In recognition of the open justice principle, the general rule is that justice should be administered
in public. To this end:
- Proceedings must be held in public.
- Evidence must be communicated publicly.
- Fair, accurate and contemporaneous media reporting of proceedings should not be prevented
by any action of the court unless strictly necessary.
Therefore, unless there are exceptional circumstances laid down by statute and/or common law
the court must not:
- Order or allow the exclusion of the press or public from the courtroom for any part of the
- Allow evidence to be withheld from the open court proceedings.
- Impose permanent or temporary bans on reporting of the proceedings or any part of them
including anything that prevents the proper identification, by name and address, of those appearing or mentioned in the course of proceedings. Important statutory exceptions to the open justice principle are the exclusion of the public from criminal proceedings in the Youth Courts and the prohibition on identifying under 18s…

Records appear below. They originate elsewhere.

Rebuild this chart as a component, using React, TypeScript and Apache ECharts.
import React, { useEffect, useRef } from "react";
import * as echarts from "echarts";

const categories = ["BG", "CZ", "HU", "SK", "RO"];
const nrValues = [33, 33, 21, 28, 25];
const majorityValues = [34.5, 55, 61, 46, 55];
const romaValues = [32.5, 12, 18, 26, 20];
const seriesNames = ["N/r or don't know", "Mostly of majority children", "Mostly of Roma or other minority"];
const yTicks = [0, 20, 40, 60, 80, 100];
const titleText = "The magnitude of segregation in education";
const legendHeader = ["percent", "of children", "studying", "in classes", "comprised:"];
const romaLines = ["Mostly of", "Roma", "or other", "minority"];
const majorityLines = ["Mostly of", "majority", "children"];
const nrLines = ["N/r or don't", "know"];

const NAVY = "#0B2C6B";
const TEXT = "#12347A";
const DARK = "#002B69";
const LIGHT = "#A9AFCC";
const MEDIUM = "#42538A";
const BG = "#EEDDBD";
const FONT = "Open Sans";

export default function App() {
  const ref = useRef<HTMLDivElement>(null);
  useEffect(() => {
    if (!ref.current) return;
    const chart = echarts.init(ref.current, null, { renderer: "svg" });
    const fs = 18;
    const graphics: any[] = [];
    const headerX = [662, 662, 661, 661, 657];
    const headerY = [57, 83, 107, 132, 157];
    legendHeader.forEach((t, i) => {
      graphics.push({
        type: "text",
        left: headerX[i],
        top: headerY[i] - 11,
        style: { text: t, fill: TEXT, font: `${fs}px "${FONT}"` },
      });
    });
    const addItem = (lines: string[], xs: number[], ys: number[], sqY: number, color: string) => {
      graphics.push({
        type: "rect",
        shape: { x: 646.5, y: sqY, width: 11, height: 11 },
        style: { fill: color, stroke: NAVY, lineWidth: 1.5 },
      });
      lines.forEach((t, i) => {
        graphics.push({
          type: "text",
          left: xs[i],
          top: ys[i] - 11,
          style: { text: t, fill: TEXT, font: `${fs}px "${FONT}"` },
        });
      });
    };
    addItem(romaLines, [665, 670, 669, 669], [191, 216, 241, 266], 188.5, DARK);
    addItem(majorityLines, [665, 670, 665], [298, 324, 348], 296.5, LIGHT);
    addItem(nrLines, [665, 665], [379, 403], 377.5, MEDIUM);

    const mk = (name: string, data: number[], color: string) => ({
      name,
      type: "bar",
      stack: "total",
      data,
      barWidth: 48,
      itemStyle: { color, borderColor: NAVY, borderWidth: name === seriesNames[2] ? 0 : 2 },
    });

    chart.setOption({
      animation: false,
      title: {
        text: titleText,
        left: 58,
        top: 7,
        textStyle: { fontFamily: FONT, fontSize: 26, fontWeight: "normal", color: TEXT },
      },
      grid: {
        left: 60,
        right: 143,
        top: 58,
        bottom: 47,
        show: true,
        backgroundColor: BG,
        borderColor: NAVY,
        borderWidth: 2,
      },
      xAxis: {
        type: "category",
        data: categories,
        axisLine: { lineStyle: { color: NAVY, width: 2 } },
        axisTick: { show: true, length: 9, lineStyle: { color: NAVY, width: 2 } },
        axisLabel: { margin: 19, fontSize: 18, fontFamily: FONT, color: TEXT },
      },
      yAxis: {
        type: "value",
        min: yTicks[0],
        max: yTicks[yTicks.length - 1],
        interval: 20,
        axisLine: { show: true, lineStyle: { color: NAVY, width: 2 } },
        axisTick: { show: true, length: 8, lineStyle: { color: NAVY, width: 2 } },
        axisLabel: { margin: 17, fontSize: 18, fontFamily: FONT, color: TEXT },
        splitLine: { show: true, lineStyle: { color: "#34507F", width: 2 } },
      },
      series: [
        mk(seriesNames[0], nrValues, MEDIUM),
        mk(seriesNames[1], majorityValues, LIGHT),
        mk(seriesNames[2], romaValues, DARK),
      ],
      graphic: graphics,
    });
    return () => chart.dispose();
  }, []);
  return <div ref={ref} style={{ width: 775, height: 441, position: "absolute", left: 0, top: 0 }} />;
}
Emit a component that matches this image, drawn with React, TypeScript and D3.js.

The courts and Parliament have given particular rights to the press to give effect to the open justice principle, so that they can report court proceedings to the wider public, even if the public is excluded
To summarise, the victims must be protected, the young must be protected. Otherwise the imposition must be ‘exceptional’. It is becoming the rule.
And while I can see the need for a reporting restriction for short periods, or in some EXCEPTIONAL cases I cannot rid myself of the suspicion that these trials are no longer reported because the authorities are frightened of public opinion, were the details of the crimes and the vulnerability of the victims to be widely known.
“It is not merely of some importance but is of fundamental importance, that Justice should
not only be done but should manifestly and undoubtedly be seen to be done”.
I actually remember the full text of Lord Chief Justice Hewart’s famous maxim in R v Sussex Justices ex parte McCarthy 1924. (It is usually abbreviated to “Justice must not only be done but should be seen to be done”)
Even if these restrictions ARE done for the best of motives they are giving rise to all manner of conspiracy theories about secret trials and corruption in high places. It is doing no good.